Director and Nominee Disclosure

Director Qualifications. The new rules require disclosure, for each director and nominee, of the particular experience, qualifications, attributes, or skills that led the board to conclude that the person should serve as a director of the company. The disclosure is required even for directors who are not up for re-election, and is required to speak as of the year of filing (not as of the time the director was last nominated). The new disclosure is in addition to the existing requirement to disclose any specific minimum qualifications established by the nominating committee and any particular skills sought by them when considering potential nominees. The Commission did not adopt the proposal that the disclosure also address each director’s qualifications to serve as a member of the committees on which he or she serves. However, the adopting release states that if a person was chosen to be a director because of particular qualifications related to service on a specific committee, this should be disclosed under the rule, as part of the individual’s qualifications to serve on the board.
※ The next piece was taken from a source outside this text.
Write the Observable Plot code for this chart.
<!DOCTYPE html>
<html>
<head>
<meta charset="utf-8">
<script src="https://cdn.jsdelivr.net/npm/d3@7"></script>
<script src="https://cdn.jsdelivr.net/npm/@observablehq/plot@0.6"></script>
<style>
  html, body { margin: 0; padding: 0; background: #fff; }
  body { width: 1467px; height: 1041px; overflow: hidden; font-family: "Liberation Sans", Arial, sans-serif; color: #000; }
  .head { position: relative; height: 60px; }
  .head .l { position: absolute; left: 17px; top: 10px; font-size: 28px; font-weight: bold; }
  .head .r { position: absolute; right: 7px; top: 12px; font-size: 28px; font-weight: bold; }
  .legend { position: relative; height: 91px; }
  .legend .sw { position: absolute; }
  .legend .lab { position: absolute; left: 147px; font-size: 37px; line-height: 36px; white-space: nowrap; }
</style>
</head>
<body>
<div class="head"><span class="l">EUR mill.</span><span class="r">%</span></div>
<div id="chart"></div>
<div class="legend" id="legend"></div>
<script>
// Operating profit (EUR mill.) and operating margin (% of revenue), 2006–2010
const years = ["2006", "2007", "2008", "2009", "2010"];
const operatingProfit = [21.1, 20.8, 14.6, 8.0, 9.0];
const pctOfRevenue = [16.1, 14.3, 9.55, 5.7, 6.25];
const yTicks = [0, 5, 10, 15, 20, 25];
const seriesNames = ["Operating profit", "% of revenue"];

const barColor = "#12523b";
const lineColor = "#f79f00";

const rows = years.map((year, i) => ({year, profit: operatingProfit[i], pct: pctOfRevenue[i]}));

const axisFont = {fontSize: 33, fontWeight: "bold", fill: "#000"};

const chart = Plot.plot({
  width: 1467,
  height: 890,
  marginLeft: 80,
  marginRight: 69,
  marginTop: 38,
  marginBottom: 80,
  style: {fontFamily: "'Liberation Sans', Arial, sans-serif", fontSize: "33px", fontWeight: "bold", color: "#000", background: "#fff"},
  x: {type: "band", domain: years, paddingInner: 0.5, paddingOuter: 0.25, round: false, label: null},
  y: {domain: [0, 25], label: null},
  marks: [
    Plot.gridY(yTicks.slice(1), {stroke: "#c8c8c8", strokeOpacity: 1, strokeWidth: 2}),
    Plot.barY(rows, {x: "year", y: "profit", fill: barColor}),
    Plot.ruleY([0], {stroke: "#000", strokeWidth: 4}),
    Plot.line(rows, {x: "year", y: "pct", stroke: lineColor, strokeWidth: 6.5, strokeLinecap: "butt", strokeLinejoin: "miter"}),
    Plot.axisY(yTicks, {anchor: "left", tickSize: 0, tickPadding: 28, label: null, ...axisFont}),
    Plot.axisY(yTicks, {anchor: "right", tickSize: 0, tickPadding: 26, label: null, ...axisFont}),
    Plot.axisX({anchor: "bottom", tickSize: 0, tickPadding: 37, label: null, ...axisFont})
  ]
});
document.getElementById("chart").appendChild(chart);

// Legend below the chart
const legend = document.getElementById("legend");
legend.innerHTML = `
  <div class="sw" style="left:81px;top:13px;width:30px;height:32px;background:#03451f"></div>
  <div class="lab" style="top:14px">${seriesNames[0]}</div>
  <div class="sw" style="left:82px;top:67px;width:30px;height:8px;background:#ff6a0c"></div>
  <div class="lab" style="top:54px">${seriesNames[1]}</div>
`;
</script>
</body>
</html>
Other Directorships. The new rules create a lookback period for disclosure of all directorships held by each director and nominee at public companies and registered investment companies. In addition to current directorships, the new requirement covers those held at any time during the past five years.

Legal Proceedings. The new rules extend the lookback period for disclosure of legal proceedings involving directors, nominees, and executive officers to ten years (extended from five), and also expand the types of proceedings that require disclosure. The additional types of proceedings that must be disclosed include:

  • judicial or administrative proceedings based on mail or wire fraud or fraud in connection with a business entity;
  • judicial or administrative proceedings based on violations of federal or state securities, commodities, banking, or insurance laws or regulations; and
  • disciplinary sanctions imposed by a stock, commodities, or derivatives exchange or other self-regulatory organization.
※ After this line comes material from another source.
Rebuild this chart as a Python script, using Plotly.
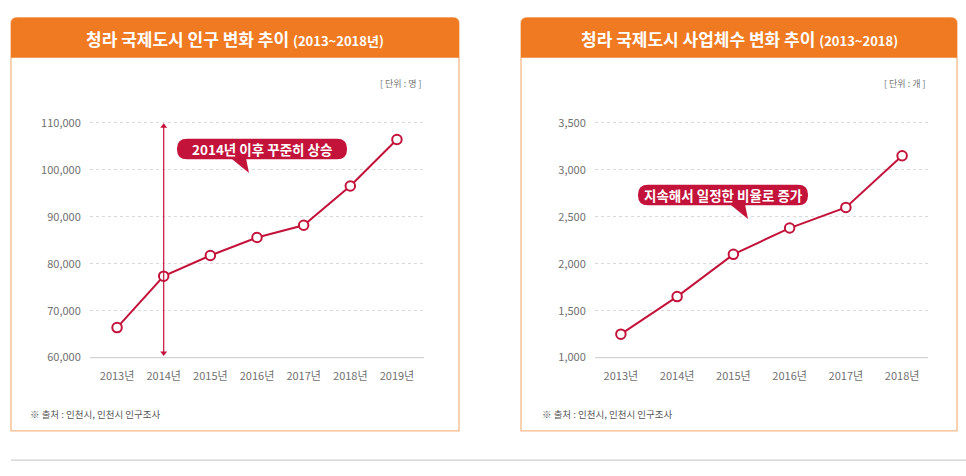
import plotly.graph_objects as go

# data
years_pop = [2013, 2014, 2015, 2016, 2017, 2018, 2019]
year_labels_pop = ["2013년", "2014년", "2015년", "2016년", "2017년", "2018년", "2019년"]
population = [66400, 77350, 81750, 85600, 88200, 96550, 106450]
pop_ticks = [60000, 70000, 80000, 90000, 100000, 110000]

years_biz = [2013, 2014, 2015, 2016, 2017, 2018]
year_labels_biz = ["2013년", "2014년", "2015년", "2016년", "2017년", "2018년"]
businesses = [1250, 1650, 2100, 2380, 2600, 3150]
biz_ticks = [1000, 1500, 2000, 2500, 3000, 3500]

# highlighted year arrow on the left chart
arrow_year = 2014
arrow_span = [109300, 61000]

W, H = 966, 476
RED = "#c3133a"
ORANGE = "#f07a22"
BORDER = "#f5b989"
FONT = "Noto Sans CJK KR"


def px(x):
    return x / W


def py(y):
    return 1 - y / H


def panel_path(x0, y0, x1, y1, r=6):
    return (f"M {px(x0)},{py(y1)} L {px(x0)},{py(y0 + r)} "
            f"Q {px(x0)},{py(y0)} {px(x0 + r)},{py(y0)} "
            f"L {px(x1 - r)},{py(y0)} Q {px(x1)},{py(y0)} {px(x1)},{py(y0 + r)} "
            f"L {px(x1)},{py(y1)} Z")


def pill_path(x0, y0, x1, y1, r=9):
    return (f"M {px(x0 + r)},{py(y0)} L {px(x1 - r)},{py(y0)} "
            f"Q {px(x1)},{py(y0)} {px(x1)},{py(y0 + r)} "
            f"L {px(x1)},{py(y1 - r)} Q {px(x1)},{py(y1)} {px(x1 - r)},{py(y1)} "
            f"L {px(x0 + r)},{py(y1)} Q {px(x0)},{py(y1)} {px(x0)},{py(y1 - r)} "
            f"L {px(x0)},{py(y0 + r)} Q {px(x0)},{py(y0)} {px(x0 + r)},{py(y0)} Z")


def tri_path(pts):
    p = " L ".join(f"{px(a)},{py(b)}" for a, b in pts)
    return f"M {p} Z"


fig = go.Figure()

# population line
fig.add_trace(go.Scatter(x=years_pop, y=population, mode="lines+markers",
                         line=dict(color=RED, width=2),
                         marker=dict(size=9.5, color="white", line=dict(color=RED, width=2)),
                         xaxis="x", yaxis="y", showlegend=False, hoverinfo="skip"))

# vertical double arrow at 2014
fig.add_trace(go.Scatter(x=[arrow_year, arrow_year], y=arrow_span, mode="lines+markers",
                         line=dict(color=RED, width=1.2),
                         marker=dict(symbol=["triangle-up", "triangle-down"], size=6, color=RED),
                         xaxis="x", yaxis="y", showlegend=False, hoverinfo="skip"))

# business count line
fig.add_trace(go.Scatter(x=years_biz, y=businesses, mode="lines+markers",
                         line=dict(color=RED, width=2),
                         marker=dict(size=9.5, color="white", line=dict(color=RED, width=2)),
                         xaxis="x2", yaxis="y2", showlegend=False, hoverinfo="skip"))

tickfont = dict(family=FONT, size=11, color="#707070")
xcommon = dict(showgrid=False, zeroline=False, showline=False, ticks="outside",
               ticklen=8, tickcolor="rgba(0,0,0,0)", tickfont=tickfont, fixedrange=True)
ycommon = dict(showgrid=True, gridcolor="#d9d9d9", griddash="dot", gridwidth=1,
               zeroline=False, showline=False, ticks="outside", ticklen=6,
               tickcolor="rgba(0,0,0,0)", tickfont=tickfont, tickformat=",", fixedrange=True)

fig.update_layout(
    width=W, height=H,
    margin=dict(l=0, r=0, t=0, b=0),
    paper_bgcolor="white", plot_bgcolor="rgba(0,0,0,0)",
    font=dict(family=FONT),
    xaxis=dict(domain=[px(90), px(424)], range=[2012.42, 2019.58],
               tickvals=years_pop, ticktext=year_labels_pop, anchor="y", **xcommon),
    yaxis=dict(domain=[py(362), py(116.9)], range=[60000, 111000],
               tickvals=pop_ticks, anchor="x", **ycommon),
    xaxis2=dict(domain=[px(595), px(928)], range=[2012.54, 2018.46],
                tickvals=years_biz, ticktext=year_labels_biz, anchor="y2", **xcommon),
    yaxis2=dict(domain=[py(362), py(116.9)], range=[1000, 3550],
                tickvals=biz_ticks, anchor="x2", **ycommon),
)

shapes = []
for x0, x1, gx0, gx1 in [(11, 459, 90, 424), (521, 957, 595, 928)]:
    # panel border and orange header
    shapes.append(dict(type="path", path=panel_path(x0, 14, x1, 437), xref="paper", yref="paper",
                       line=dict(color=BORDER, width=1.3), fillcolor="white", layer="below"))
    shapes.append(dict(type="path", path=panel_path(x0, 14, x1, 55), xref="paper", yref="paper",
                       line=dict(width=0), fillcolor=ORANGE, layer="below"))
    # baseline
    shapes.append(dict(type="line", x0=px(gx0), x1=px(gx1), y0=py(362), y1=py(362),
                       xref="paper", yref="paper", line=dict(color="#d4d4d4", width=1.2)))

# bottom separator
shapes.append(dict(type="line", x0=px(11), x1=1, y0=py(467), y1=py(467),
                   xref="paper", yref="paper", line=dict(color="#cfcfcf", width=1.2)))

# callouts
shapes.append(dict(type="path", path=pill_path(177, 138, 347, 159, 10), xref="paper", yref="paper",
                   line=dict(width=0), fillcolor=RED))
shapes.append(dict(type="path", path=tri_path([(231, 158), (246, 158), (249, 173)]),
                   xref="paper", yref="paper", line=dict(width=0), fillcolor=RED))
shapes.append(dict(type="path", path=pill_path(638, 185, 808, 206, 10), xref="paper", yref="paper",
                   line=dict(width=0), fillcolor=RED))
shapes.append(dict(type="path", path=tri_path([(730, 205), (745, 205), (748, 220)]),
                   xref="paper", yref="paper", line=dict(width=0), fillcolor=RED))
fig.update_layout(shapes=shapes)


def note(x, y, text, size, color, xanchor="center", bold=False):
    fig.add_annotation(x=px(x), y=py(y), xref="paper", yref="paper", text=text,
                       showarrow=False, xanchor=xanchor, yanchor="middle",
                       font=dict(family=FONT, size=size, color=color,
                                 weight="bold" if bold else "normal"))


note(235, 35, "청라 국제도시 인구 변화 추이 <span style='font-size:13px'>(2013~2018년)</span>",
     17, "white", bold=True)
note(739, 35, "청라 국제도시 사업체수 변화 추이 <span style='font-size:13px'>(2013~2018)</span>",
     17, "white", bold=True)
note(424, 81, "[ 단위 : 명 ]", 9, "#777777", xanchor="right")
note(928, 81, "[ 단위 : 개 ]", 9, "#777777", xanchor="right")
note(28, 420, "※ 출처 : 인천시, 인천시 인구조사", 9.5, "#555555", xanchor="left")
note(540, 420, "※ 출처 : 인천시, 인천시 인구조사", 9.5, "#555555", xanchor="left")
note(262, 148.5, "2014년 이후 꾸준히 상승", 13.5, "white", bold=True)
note(723, 195.5, "지속해서 일정한 비율로 증가", 13.5, "white", bold=True)

fig.write_html("out.html", config={"displayModeBar": False},
               post_script="document.body.style.margin='0';")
Board Diversity. The existing provision requiring description of the nominating committee’s process for identifying and evaluating director nominees has been amended to expressly require disclosure of whether, and if so how, the nominating committee or board considers diversity in identifying nominees for director. In addition, if the nominating committee or board has a policy with regard to the consideration of diversity in identifying directors, the company is required to describe how the policy is implemented and how the nominating committee or board assesses the effectiveness of the policy.

The rules do not define diversity, leaving companies free to define the concept as they deem appropriate. The adopting release notes that some companies may define the concept expansively, to include differences in viewpoint, experience, and other individual differences, while others may choose to focus on diversity in race, gender, and national origin.

Board Leadership Structure

The new rules require a company to describe the leadership structure of the company’s board and the reasons the company believes that structure is appropriate for it. Specifically, the company is required to describe whether it has chosen to combine or separate the positions of CEO and board chairman, and the reason for its choice. In addition, if these two positions are combined, the company is required to disclose whether it has a lead independent director, and the specific role that director plays in the leadership of the board.

Board Role in Risk Oversight

The new rules require disclosure of the board’s role in the oversight of the company’s risk management practices. This disclosure would include how the board administers its oversight function and the effect this has on the board’s leadership structure. The adopting release indicates that this disclosure could encompass items such as:

  • whether the risk oversight function is performed by the board as a whole or through a specified committee;
  • whether the individuals who supervise the day-to-day risk management responsibilities report directly to the board or committee, or how the board or committee otherwise receives information related to risk oversight; and
  • whether and how the board or committee monitors risk.

Compensation Consultants

The prior requirement to disclose the role played by executive compensation consultants has been expanded to require disclosure of the fees paid to such consultants in certain circumstances.

  • If the compensation committee or the board has engaged its own consultant to provide advice or recommendations on the amount or form of executive or director compensation, and the consultant (or its affiliates) provided over $120,000 of other services to the company, the company must disclose the aggregate fees for the executive and director compensation services and the aggregate fees for the other services. In addition, the company must disclose whether the decision to engage the consultant for the other services was made or recommended by management, and whether the compensation committee or board approved such other services.
  • If management has engaged a consultant to provide advice or recommendations on executive or director compensation, the consultant (or its affiliates) provided over $120,000 of other services to the company, and the compensation committee or the board has not engaged its own compensation consultant, the company must disclose the aggregate fees paid for the executive and director compensation services and the aggregate fees paid for the other services.
  • In either of the above situations, no fee disclosure is required if the only role of the consultant is (i) consulting on broad-based plans that do not discriminate in scope, terms, or operations in favor of executive officers or directors, or (ii) providing information, such as surveys, that either is not customized for the company or is customized based on parameters that are not developed by the consultant, provided that the consultant does not provide advice in connection with such information.
  • No fee disclosure is required with respect to compensation consultants that work with management (whether or not they provide services in addition to executive compensation consulting) if the board or compensation committee has its own compensation consultant.

Reporting of Voting Results on Form 8-K

The new rules also move the requirement to disclose the results of all shareholder votes from Forms 10-Q and 10-K to Form 8-K. Preliminary voting results must be disclosed within four business days after the day on which the shareholder meeting ended. Final voting results must be disclosed on an amended Form 8-K within four business days after such results are known. However, if final results are known and disclosed within four business days of the meeting, the preliminary results need not be disclosed. The specific information required to be disclosed is substantially the same as was previously required to be disclosed on Forms 10-Q and 10-K, but the text of the Item has been simplified.